The Tablet Feels Slow

  • Restart the device — A clean boot clears memory and ends stuck background tasks.
  • Update apps — Old app builds can lag after system updates.
  • Remove heavy widgets — Too many home screen elements can add delay on entry models.

Buying Checklist For First-Time Fire Tablet Shoppers

This checklist keeps you from buying the wrong size or expecting the wrong app set. It’s also handy if you’re shopping during a sale and want to decide fast.

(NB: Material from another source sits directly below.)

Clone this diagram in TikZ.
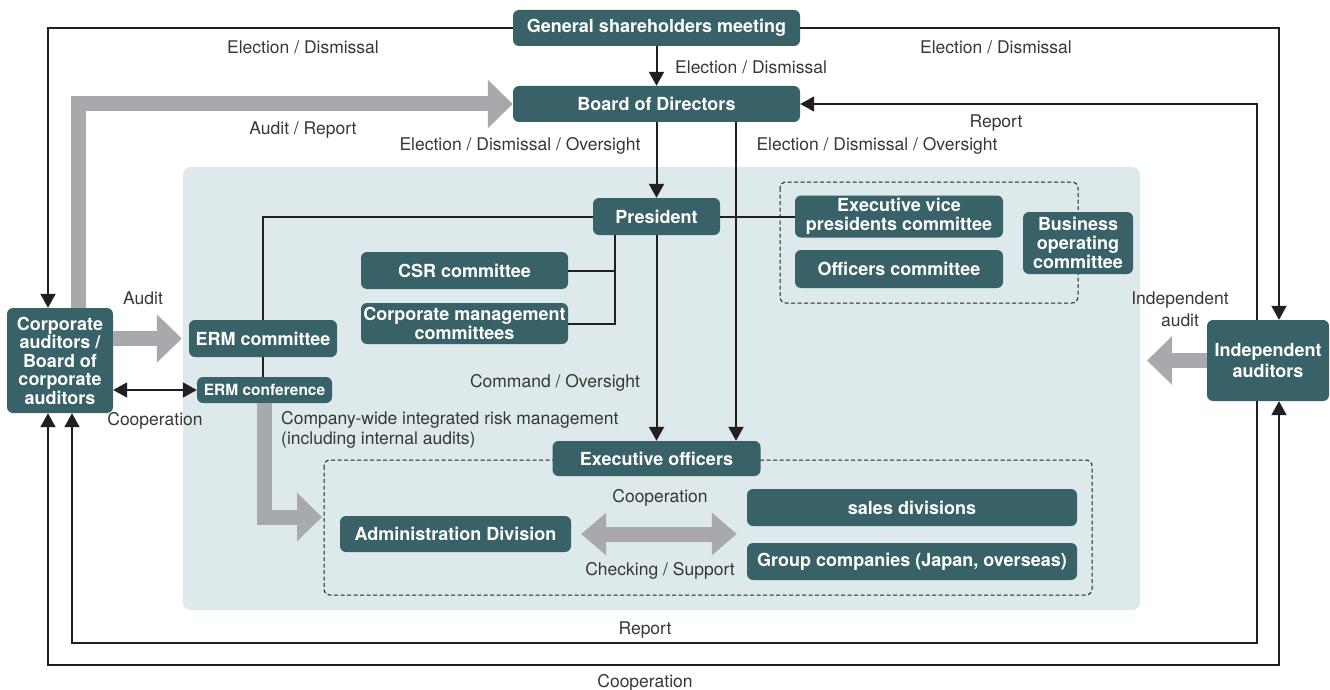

  • List your must-have apps — Search them in the Amazon Appstore before you pick a model.
  • Pick a screen size first — Reading-heavy use often feels better on smaller screens, while movies feel better on larger ones.
  • Choose storage with your habits — More storage helps if you download videos, keep offline music, or install many games.
  • Decide on lock screen ads — The cheaper model saves cash, but the ads can annoy some owners.
  • Plan for kid use early — A Kids edition or a sturdy case can save the screen from drops.
  • Check charging ports — Match your cables at home so the tablet gets used instead of sitting dead.
  • Think about accessories — A stand, a case, and Bluetooth headphones change how the tablet fits into daily life.

A Fire tablet is at its best when you treat it as a simple, low-stress screen for books, shows, and daily tasks. If you need the full Google app stack or heavy creative tools, you may be happier with a standard Android tablet or an iPad. If your needs line up with Amazon’s lane, a Fire tablet can be a smart buy.